* [SUPPLIED RECORDS]:
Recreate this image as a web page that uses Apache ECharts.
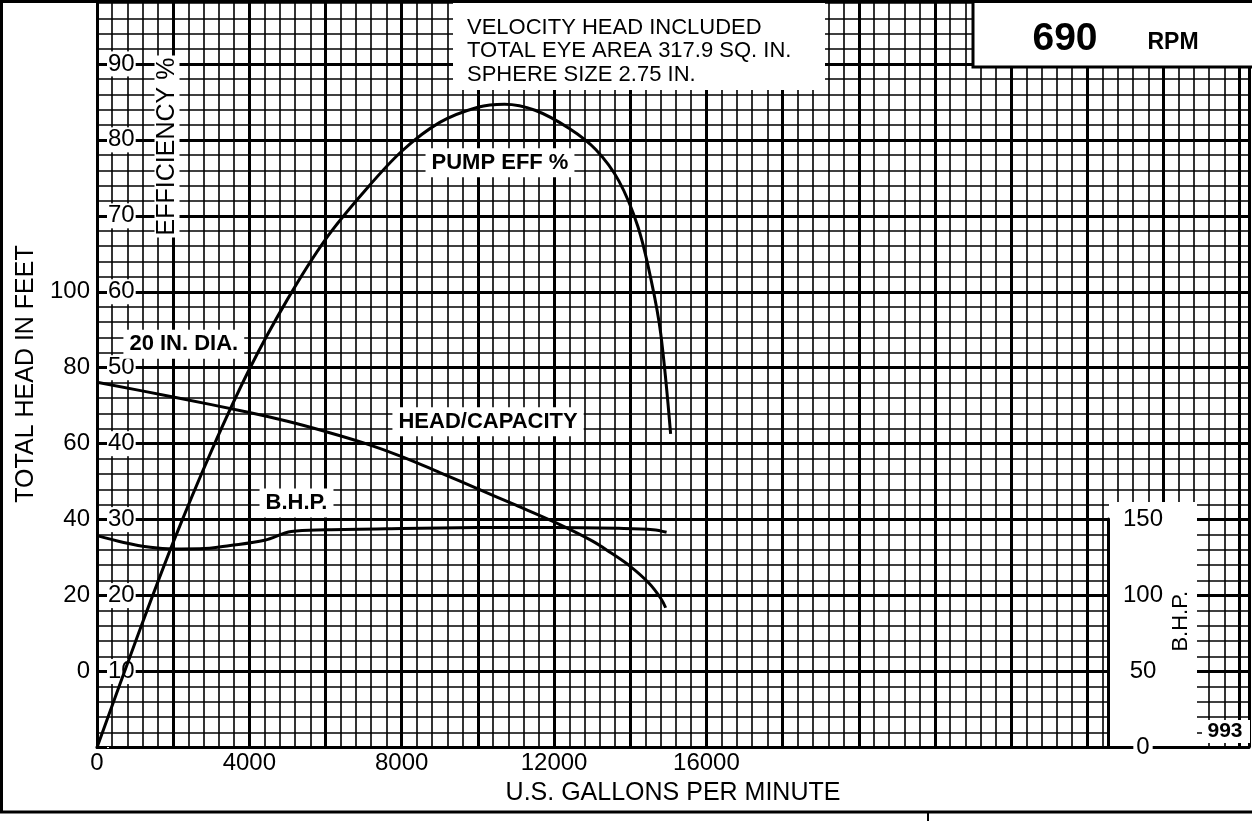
<!DOCTYPE html>
<html><head><meta charset="utf-8">
<script src="https://cdn.jsdelivr.net/npm/echarts@6/dist/echarts.min.js"></script>
<style>html,body{margin:0;padding:0;background:#fff}#c{width:1252px;height:821px}</style>
</head><body><div id="c"></div>
<script>
// ---- tick labels ----
const gpmTicks = [0, 4000, 8000, 12000, 16000];
const headTicks = [0, 20, 40, 60, 80, 100];
const effTicks = [10, 20, 30, 40, 50, 60, 70, 80, 90];
const bhpTicks = [0, 50, 100, 150];

// ---- curves: [US gallons per minute, value] ----
const effCurve = [[0,0],[1000,13.8],[2000,27.0],[3000,39.0],[4000,49.8],[5000,59.0],[6000,66.9],[7000,73.1],[8000,78.5],[9000,82.3],[10000,84.3],[10700,84.7],[11500,83.9],[12400,81.5],[13100,78.7],[13700,74.6],[14200,68.6],[14550,61.5],[14800,54.5],[15060,41.3]];
const headCurve = [[0,76.2],[2000,72.3],[4000,68.2],[5000,65.9],[6000,63.2],[7000,60.2],[8000,56.6],[9000,52.4],[10000,48.1],[11000,43.8],[12000,39.4],[13000,34.4],[13500,31.2],[14000,27.7],[14500,23.2],[14800,19.3],[14930,16.8]];
const bhpCurve = [[0,139.5],[700,135.0],[1400,131.8],[2000,130.7],[2700,130.8],[3500,133.0],[4400,136.4],[5100,142.2],[6000,143.3],[8000,144.2],[10000,144.8],[12000,144.9],[13700,144.3],[14600,143.4],[14954,141.7]];

// ---- texts ----
const notes = ['VELOCITY HEAD INCLUDED', 'TOTAL EYE AREA 317.9 SQ. IN.', 'SPHERE SIZE 2.75 IN.'];
const rpmValue = '690';
const rpmUnit = 'RPM';
const diaLabel = '20 IN. DIA.';
const modelNo = '993';

// ---- axis extents (scale only) ----
const GPM_MAX = 30245;
const EFF_MAX = 98.35;
const HEAD_MIN = -20, HEAD_MAX = EFF_MAX * 2 - 20;
const BHP_MAX = EFF_MAX * 5;

const FONT = "'Liberation Sans', Arial, Helvetica, sans-serif";
const black = '#000';

const chart = echarts.init(document.getElementById('c'), null, {renderer: 'canvas'});

function labelPoint(items) {
  return {
    symbol: 'rect', symbolSize: [1, 1], itemStyle: {color: 'rgba(0,0,0,0)'},
    label: {show: true, position: 'inside', formatter: '{b}', color: black, fontFamily: FONT,
      fontSize: 22, fontWeight: 'bold', backgroundColor: '#fff', padding: [4, 6, 3, 6]},
    data: items
  };
}

const option = {
  backgroundColor: '#fff',
  animation: false,
  textStyle: {fontFamily: FONT, color: black},
  grid: [
    {left: 97, right: 0, top: 0, bottom: 73.5, containLabel: false},
    {left: 1000, right: 144, top: 519, bottom: 73.5, containLabel: false}
  ],
  xAxis: [
    {type: 'value', gridIndex: 0, position: 'bottom', min: 0, max: GPM_MAX, interval: 4000,
      axisLine: {show: true, onZero: false, lineStyle: {color: black, width: 3}},
      axisTick: {show: false}, splitLine: {show: false},
      axisLabel: {fontSize: 24, color: black, fontFamily: FONT, margin: 4,
        formatter: v => gpmTicks.includes(v) ? String(v) : ''},
      name: 'U.S. GALLONS PER MINUTE', nameLocation: 'middle', nameGap: 33,
      nameTextStyle: {fontSize: 25, color: black, fontFamily: FONT}},
    {type: 'value', gridIndex: 0, position: 'top', min: 0, max: GPM_MAX, interval: 400,
      axisLine: {show: false}, axisTick: {show: false}, axisLabel: {show: false},
      splitLine: {show: true, lineStyle: {color: black, width: 1.6}}},
    {type: 'value', gridIndex: 0, position: 'top', min: 0, max: GPM_MAX, interval: 2000,
      axisLine: {show: false}, axisTick: {show: false}, axisLabel: {show: false},
      splitLine: {show: true, lineStyle: {color: black, width: 3}}},
    {type: 'value', gridIndex: 1, min: 0, max: 1, show: false}
  ],
  yAxis: [
    {type: 'value', gridIndex: 0, position: 'left', min: HEAD_MIN, max: HEAD_MAX, interval: 20,
      axisLine: {show: true, onZero: false, lineStyle: {color: black, width: 3}},
      axisTick: {show: false},
      splitLine: {show: true, lineStyle: {color: black, width: 3}},
      axisLabel: {fontSize: 24, color: black, fontFamily: FONT, margin: 7,
        formatter: v => headTicks.includes(v) ? String(v) : ''},
      name: 'TOTAL HEAD IN FEET', nameLocation: 'middle', nameGap: 52, nameRotate: 90,
      nameTextStyle: {fontSize: 25, color: black, fontFamily: FONT}},
    {type: 'value', gridIndex: 0, position: 'left', min: 0, max: EFF_MAX, interval: 2,
      axisLine: {show: false}, axisTick: {show: false}, axisLabel: {show: false},
      splitLine: {show: true, lineStyle: {color: black, width: 1.6}}},
    {type: 'value', gridIndex: 0, position: 'left', min: 0, max: EFF_MAX, interval: 10, z: 1,
      axisLine: {show: false}, axisTick: {show: false}, splitLine: {show: false},
      axisLabel: {inside: true, margin: 10, fontSize: 24, color: black, fontFamily: FONT,
        backgroundColor: '#fff', padding: [1, 1, 0, 1],
        formatter: v => effTicks.includes(v) ? String(v) : ''}},
    {type: 'value', gridIndex: 0, min: 0, max: BHP_MAX, show: false},
    {type: 'value', gridIndex: 1, position: 'right', min: 0, max: 150, interval: 50, z: 5,
      axisLine: {show: true, onZero: false, lineStyle: {color: black, width: 3}},
      axisTick: {show: true, inside: true, length: 15, lineStyle: {color: black, width: 3}},
      splitLine: {show: false},
      axisLabel: {align: 'center', margin: 35, fontSize: 24, color: black, fontFamily: FONT,
        backgroundColor: '#fff', padding: [0, 3],
        formatter: v => bhpTicks.includes(v) ? String(v) : ''},
      name: 'B.H.P.', nameLocation: 'middle', nameGap: 61, nameRotate: 90,
      nameTextStyle: {fontSize: 22, color: black, fontFamily: FONT, padding: [0, 0, 0, 24]}}
  ],
  series: [
    {type: 'line', name: 'PUMP EFF %', xAxisIndex: 0, yAxisIndex: 1, data: effCurve,
      smooth: 0.35, symbol: 'none', z: 2,
      lineStyle: {color: black, width: 3},
      markPoint: labelPoint([{name: 'PUMP EFF %', coord: [10580, 77.0]}])},
    {type: 'line', name: 'HEAD/CAPACITY', xAxisIndex: 0, yAxisIndex: 0, data: headCurve,
      smooth: 0.35, symbol: 'none', z: 2,
      lineStyle: {color: black, width: 3},
      markPoint: labelPoint([{name: 'HEAD/CAPACITY', coord: [10267, 65.8]}, {name: diaLabel, coord: [2279, 86.2]}])},
    {type: 'line', name: 'B.H.P.', xAxisIndex: 0, yAxisIndex: 3, data: bhpCurve,
      smooth: 0.35, symbol: 'none', z: 2,
      lineStyle: {color: black, width: 3},
      markPoint: labelPoint([{name: 'B.H.P.', coord: [5238, 160.9]}])}
  ],
  graphic: [
    {type: 'rect', z: 1, shape: {x: 453, y: 0, width: 372, height: 90}, style: {fill: '#fff'}},
    {type: 'text', z: 2, x: 467, y: 27.5, style: {text: notes[0], fontSize: 22, fontFamily: FONT, fill: black, verticalAlign: 'middle'}},
    {type: 'text', z: 2, x: 467, y: 51, style: {text: notes[1], fontSize: 22, fontFamily: FONT, fill: black, verticalAlign: 'middle'}},
    {type: 'text', z: 2, x: 467, y: 74.5, style: {text: notes[2], fontSize: 22, fontFamily: FONT, fill: black, verticalAlign: 'middle'}},
    {type: 'rect', z: 1, shape: {x: 973, y: -4, width: 284, height: 71}, style: {fill: '#fff', stroke: black, lineWidth: 3}},
    {type: 'text', z: 2, x: 1065, y: 39, style: {text: rpmValue, fontSize: 39, fontWeight: 'bold', fontFamily: FONT, fill: black, align: 'center', verticalAlign: 'middle'}},
    {type: 'text', z: 2, x: 1173, y: 42.5, style: {text: rpmUnit, fontSize: 23, fontWeight: 'bold', fontFamily: FONT, fill: black, align: 'center', verticalAlign: 'middle'}},
    {type: 'text', z: 2, x: 167, y: 146.5, rotation: Math.PI / 2,
      style: {text: 'EFFICIENCY %', fontSize: 25, fontFamily: FONT, fill: black, align: 'center', verticalAlign: 'middle', backgroundColor: '#fff', padding: [0, 2]}},
    {type: 'rect', z: 1, shape: {x: 1109, y: 502, width: 88, height: 244}, style: {fill: '#fff'}},
    {type: 'rect', z: 1, shape: {x: 1202, y: 720, width: 48, height: 23}, style: {fill: '#fff'}},
    {type: 'text', z: 2, x: 1225, y: 731.5, style: {text: modelNo, fontSize: 21, fontWeight: 'bold', fontFamily: FONT, fill: black, align: 'center', verticalAlign: 'middle'}},
    {type: 'line', z: 3, shape: {x1: 0, y1: 1.5, x2: 1252, y2: 1.5}, style: {stroke: black, lineWidth: 3}},
    {type: 'line', z: 3, shape: {x1: 1.5, y1: 0, x2: 1.5, y2: 813}, style: {stroke: black, lineWidth: 3}},
    {type: 'line', z: 3, shape: {x1: 0, y1: 812, x2: 1252, y2: 812}, style: {stroke: black, lineWidth: 3}},
    {type: 'line', z: 3, shape: {x1: 928, y1: 812, x2: 928, y2: 821}, style: {stroke: black, lineWidth: 2}}
  ]
};
chart.setOption(option);
</script></body></html>
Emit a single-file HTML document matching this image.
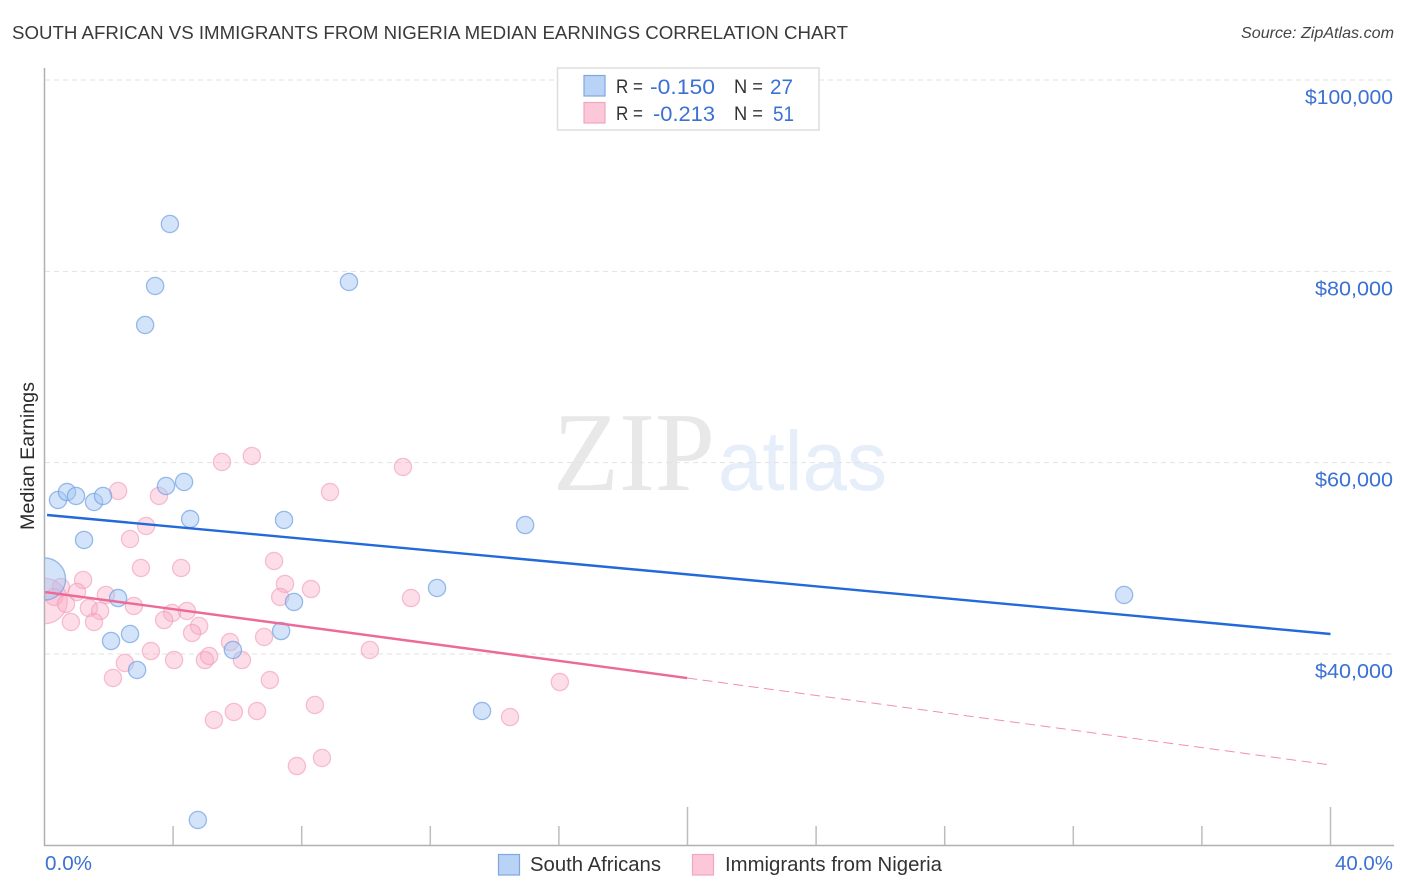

* [AIM]: Set down again, exactly, the lines of the material above from its first line to the one with "const bhpTicks = [0, 50, 100, 150];", inclusive. Leave the pictures out.

* [FULL ANSWER]:
Recreate this image as a web page that uses Apache ECharts.
<!DOCTYPE html>
<html><head><meta charset="utf-8">
<script src="https://cdn.jsdelivr.net/npm/echarts@6/dist/echarts.min.js"></script>
<style>html,body{margin:0;padding:0;background:#fff}#c{width:1252px;height:821px}</style>
</head><body><div id="c"></div>
<script>
// ---- tick labels ----
const gpmTicks = [0, 4000, 8000, 12000, 16000];
const headTicks = [0, 20, 40, 60, 80, 100];
const effTicks = [10, 20, 30, 40, 50, 60, 70, 80, 90];
const bhpTicks = [0, 50, 100, 150];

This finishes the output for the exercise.